A l’église, beaucoup de personnes avaient eu la même idée que ma mère. La présence y était, mais certainement pas le recueillement. Les gens discutaient à haute voix pour se défouler, pour exprimer leur joie. Le cauchemar était fini. C’était comme si on les sortait d’un grand confinement (mais je suis sûr qu’avec le gouvernement actuel, vous ne saurez jamais ce que c’est sortir d’un confinement)

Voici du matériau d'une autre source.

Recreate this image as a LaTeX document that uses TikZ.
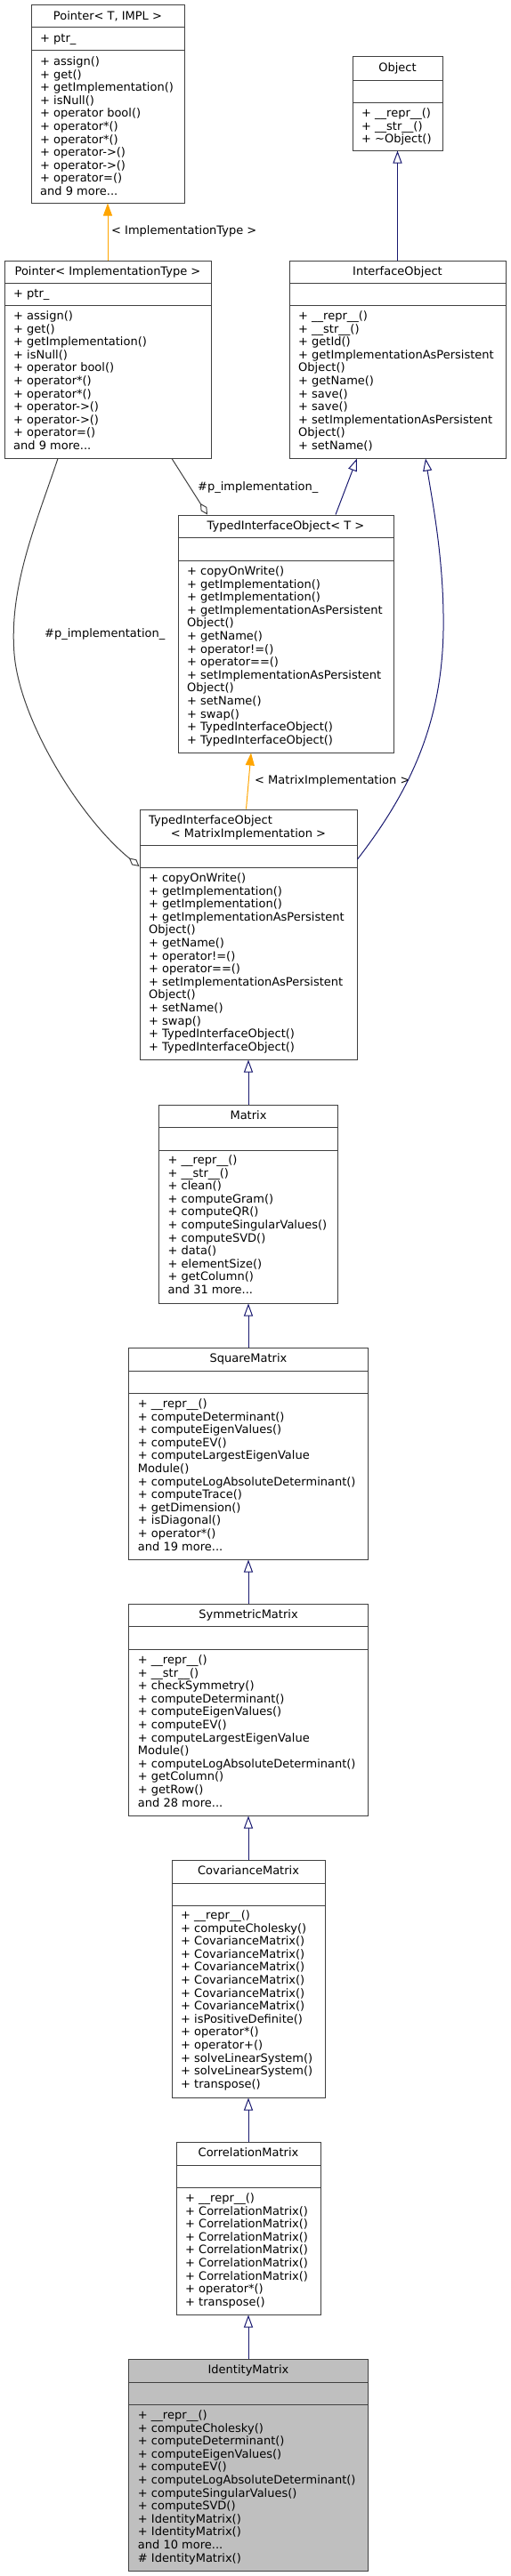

Et le soir, lorsque, selon l’habitude, les voisins se sont réunis sur le trottoir, chacun apportant sa chaise basse, « pour prendre le frais », on ne raconta pas les éternelles blagues qui relevaient déjà de l’humour des gens de là-bas, mais tous avaient, dans une sorte de surenchère « à la tchatche », une anecdote plus ou moins authentique, plus ou moins véridique, sur « leur guerre à eusse»… et ne croyez pas qu’ils mentaient. Non ! Ils embellissaient seulement la vérité, leur vérité « à eusse »… comme, par exemple, celle d’un certain copain qui racontait ses exploits de brancardier sous les bombes, à Kébir, alors qu’il n’avait que 12 ans, en 1940.
Et après ça, les critiques littéraires viendront nous dire que les Français n’ont pas le sens de l’épopée. Les Français, peut-être, mais certainement pas les Pieds-Noirs.
Quoi qu’il en soit, ce 8 mai 1945, devait nous laisser des souvenirs impérissables… La preuve, ce que je viens de vous raconter !!!